╭──

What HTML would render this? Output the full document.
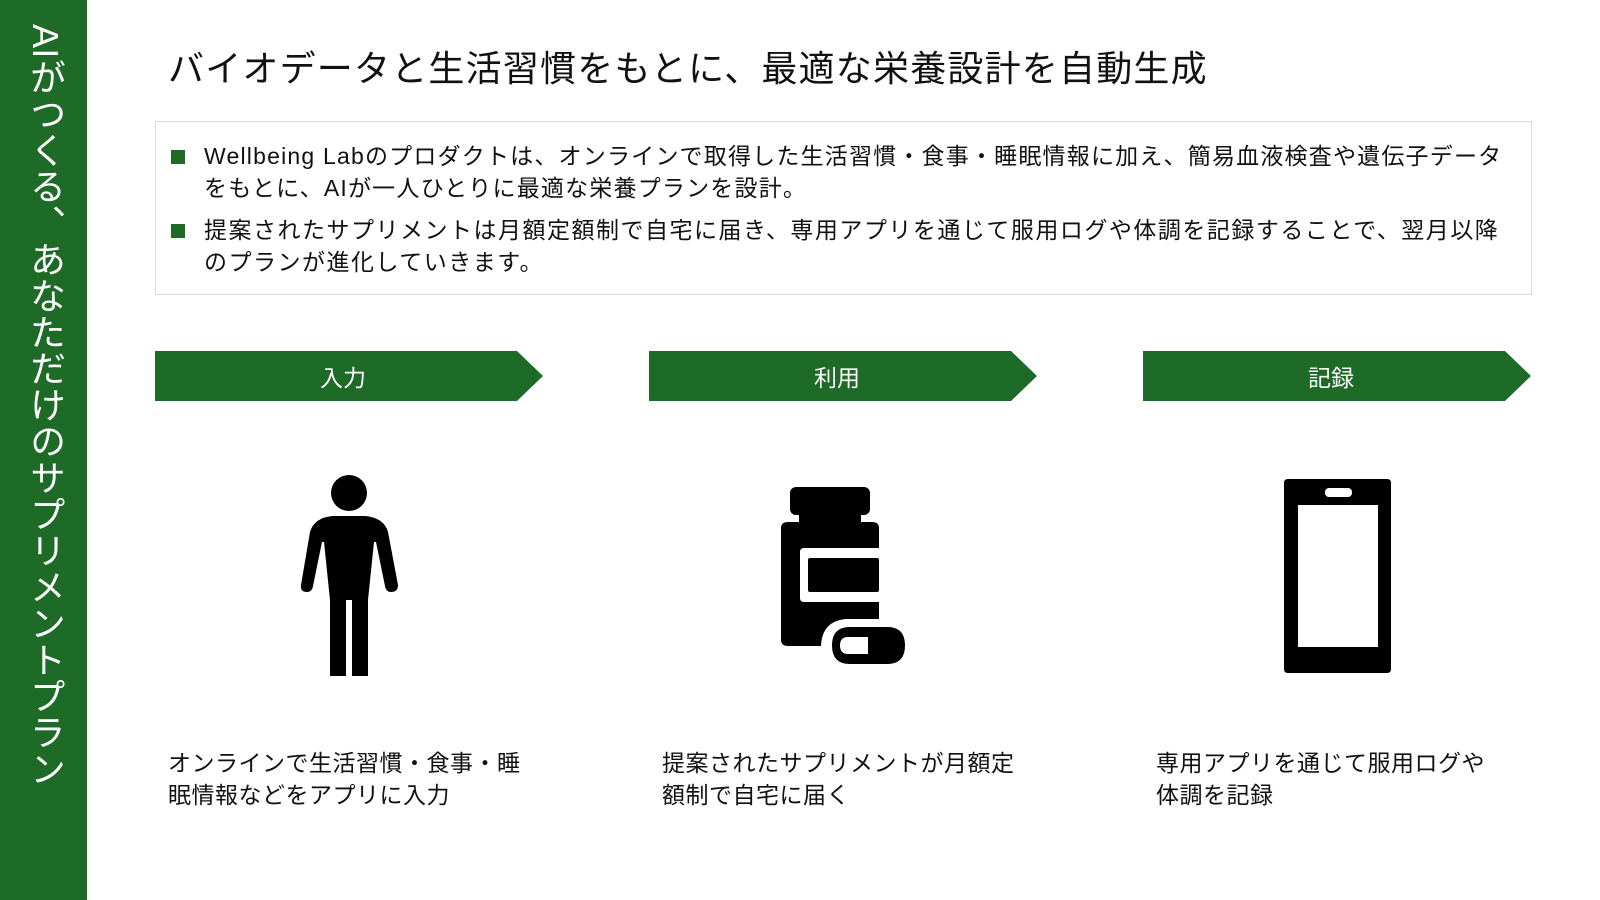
<!DOCTYPE html>
<html><head><meta charset="utf-8"><style>
body{margin:0;width:1600px;height:900px;position:relative;background:#fff;overflow:hidden;font-family:"Liberation Sans","Noto Sans CJK JP",sans-serif;color:#111}
.side{position:absolute;left:0;top:0;width:87px;height:900px;background:#1d6b27}
.vt{position:absolute;left:25px;top:24px;writing-mode:vertical-rl;color:#fff;font-size:36px;letter-spacing:0.4px;line-height:40px}
.title{position:absolute;left:168px;top:40px;font-size:36px;white-space:nowrap;letter-spacing:1.2px}
.box{position:absolute;left:155px;top:121px;width:1375px;height:172px;border:1px solid #d9d9d9}
.b{position:absolute;left:48px;font-size:23px;line-height:32px;white-space:nowrap}
.sq{position:absolute;left:15px;width:14px;height:14px;background:#1d6b27}
.cap{position:absolute;font-size:23px;line-height:32px;white-space:nowrap;letter-spacing:0.5px}
.lbl{position:absolute;top:359px;color:#fff;font-size:23px;text-align:center;width:360px}
</style></head><body>
<div class="side"><div class="vt">AIがつくる、あなただけのサプリメントプラン</div></div>
<div class="title">バイオデータと生活習慣をもとに、最適な栄養設計を自動生成</div>
<div class="box">
<div class="sq" style="top:28px"></div>
<div class="b" style="top:18px;letter-spacing:1.2px">Wellbeing Labのプロダクトは、オンラインで取得した生活習慣・食事・睡眠情報に加え、簡易血液検査や遺伝子データ<br>をもとに、AIが一人ひとりに最適な栄養プランを設計。</div>
<div class="sq" style="top:102px"></div>
<div class="b" style="top:92px;letter-spacing:1.5px">提案されたサプリメントは月額定額制で自宅に届き、専用アプリを通じて服用ログや体調を記録することで、翌月以降<br>のプランが進化していきます。</div>
</div>
<svg width="1600" height="900" style="position:absolute;left:0;top:0">
<g fill="#1d6b27">
<polygon points="155,351 517,351 543,376 517,401 155,401"/>
<polygon points="649,351 1011,351 1037,376 1011,401 649,401"/>
<polygon points="1143,351 1505,351 1531,376 1505,401 1143,401"/>
</g>
<g fill="#000">
<circle cx="349" cy="493" r="18"/>
<path d="M332,516 L366,516 Q384,518 388,532 L398,585 Q398,592 391,592 Q386,592 385,586 L376,542 L374,542 L368,600 L368,676 L352,676 L352,600 L346,600 L346,676 L330,676 L330,600 L324,542 L322,542 L313,586 Q312,592 307,592 Q300,592 301,585 L310,532 Q314,518 332,516 Z"/>
<rect x="790" y="487" width="80" height="28" rx="6"/>
<rect x="799" y="513" width="62" height="11"/>
<path d="M788,522 L872,522 Q879,522 879,528 L879,548 L804,548 Q800,548 800,552 L800,598 Q800,602 804,602 L879,602 L879,619 L846,619 Q822,621 821,646 L788,646 Q781,646 781,640 L781,528 Q781,522 788,522 Z"/>
<rect x="808" y="558" width="71" height="34" rx="2"/>
<path d="M850,627 L887,627 Q905,627 905,645.5 Q905,664 887,664 L850,664 Q832,664 832,645.5 Q832,627 850,627 Z M848,637 Q840,637 840,645.5 Q840,654 848,654 L868,654 L868,637 Z" fill-rule="evenodd"/>
<path d="M1288,479 L1387,479 Q1391,479 1391,483 L1391,669 Q1391,673 1387,673 L1288,673 Q1284,673 1284,669 L1284,483 Q1284,479 1288,479 Z M1298,505 L1298,647 L1378,647 L1378,505 Z" fill-rule="evenodd"/>
<rect x="1325" y="488" width="27" height="9" rx="4" fill="#fff"/>
</g>
</svg>
<div class="lbl" style="left:163px">入力</div>
<div class="lbl" style="left:657px">利用</div>
<div class="lbl" style="left:1151px">記録</div>
<div class="cap" style="left:168px;top:747px">オンラインで生活習慣・食事・睡<br>眠情報などをアプリに入力</div>
<div class="cap" style="left:662px;top:747px">提案されたサプリメントが月額定<br>額制で自宅に届く</div>
<div class="cap" style="left:1156px;top:747px">専用アプリを通じて服用ログや<br>体調を記録</div>
</body></html>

╰──

GIVEN INSTRUCTION
Output a faithful copy of the data, with each picture left out.

OUTPUT OF THE EXERCISE
What HTML would render this? Output the full document.
<!DOCTYPE html>
<html><head><meta charset="utf-8"><style>
body{margin:0;width:1600px;height:900px;position:relative;background:#fff;overflow:hidden;font-family:"Liberation Sans","Noto Sans CJK JP",sans-serif;color:#111}
.side{position:absolute;left:0;top:0;width:87px;height:900px;background:#1d6b27}
.vt{position:absolute;left:25px;top:24px;writing-mode:vertical-rl;color:#fff;font-size:36px;letter-spacing:0.4px;line-height:40px}
.title{position:absolute;left:168px;top:40px;font-size:36px;white-space:nowrap;letter-spacing:1.2px}
.box{position:absolute;left:155px;top:121px;width:1375px;height:172px;border:1px solid #d9d9d9}
.b{position:absolute;left:48px;font-size:23px;line-height:32px;white-space:nowrap}
.sq{position:absolute;left:15px;width:14px;height:14px;background:#1d6b27}
.cap{position:absolute;font-size:23px;line-height:32px;white-space:nowrap;letter-spacing:0.5px}
.lbl{position:absolute;top:359px;color:#fff;font-size:23px;text-align:center;width:360px}
</style></head><body>
<div class="side"><div class="vt">AIがつくる、あなただけのサプリメントプラン</div></div>
<div class="title">バイオデータと生活習慣をもとに、最適な栄養設計を自動生成</div>
<div class="box">
<div class="sq" style="top:28px"></div>
<div class="b" style="top:18px;letter-spacing:1.2px">Wellbeing Labのプロダクトは、オンラインで取得した生活習慣・食事・睡眠情報に加え、簡易血液検査や遺伝子データ<br>をもとに、AIが一人ひとりに最適な栄養プランを設計。</div>
<div class="sq" style="top:102px"></div>
<div class="b" style="top:92px;letter-spacing:1.5px">提案されたサプリメントは月額定額制で自宅に届き、専用アプリを通じて服用ログや体調を記録することで、翌月以降<br>のプランが進化していきます。</div>
</div>
<svg width="1600" height="900" style="position:absolute;left:0;top:0">
<g fill="#1d6b27">
<polygon points="155,351 517,351 543,376 517,401 155,401"/>
<polygon points="649,351 1011,351 1037,376 1011,401 649,401"/>
<polygon points="1143,351 1505,351 1531,376 1505,401 1143,401"/>
</g>
<g fill="#000">
<circle cx="349" cy="493" r="18"/>
<path d="M332,516 L366,516 Q384,518 388,532 L398,585 Q398,592 391,592 Q386,592 385,586 L376,542 L374,542 L368,600 L368,676 L352,676 L352,600 L346,600 L346,676 L330,676 L330,600 L324,542 L322,542 L313,586 Q312,592 307,592 Q300,592 301,585 L310,532 Q314,518 332,516 Z"/>
<rect x="790" y="487" width="80" height="28" rx="6"/>
<rect x="799" y="513" width="62" height="11"/>
<path d="M788,522 L872,522 Q879,522 879,528 L879,548 L804,548 Q800,548 800,552 L800,598 Q800,602 804,602 L879,602 L879,619 L846,619 Q822,621 821,646 L788,646 Q781,646 781,640 L781,528 Q781,522 788,522 Z"/>
<rect x="808" y="558" width="71" height="34" rx="2"/>
<path d="M850,627 L887,627 Q905,627 905,645.5 Q905,664 887,664 L850,664 Q832,664 832,645.5 Q832,627 850,627 Z M848,637 Q840,637 840,645.5 Q840,654 848,654 L868,654 L868,637 Z" fill-rule="evenodd"/>
<path d="M1288,479 L1387,479 Q1391,479 1391,483 L1391,669 Q1391,673 1387,673 L1288,673 Q1284,673 1284,669 L1284,483 Q1284,479 1288,479 Z M1298,505 L1298,647 L1378,647 L1378,505 Z" fill-rule="evenodd"/>
<rect x="1325" y="488" width="27" height="9" rx="4" fill="#fff"/>
</g>
</svg>
<div class="lbl" style="left:163px">入力</div>
<div class="lbl" style="left:657px">利用</div>
<div class="lbl" style="left:1151px">記録</div>
<div class="cap" style="left:168px;top:747px">オンラインで生活習慣・食事・睡<br>眠情報などをアプリに入力</div>
<div class="cap" style="left:662px;top:747px">提案されたサプリメントが月額定<br>額制で自宅に届く</div>
<div class="cap" style="left:1156px;top:747px">専用アプリを通じて服用ログや<br>体調を記録</div>
</body></html>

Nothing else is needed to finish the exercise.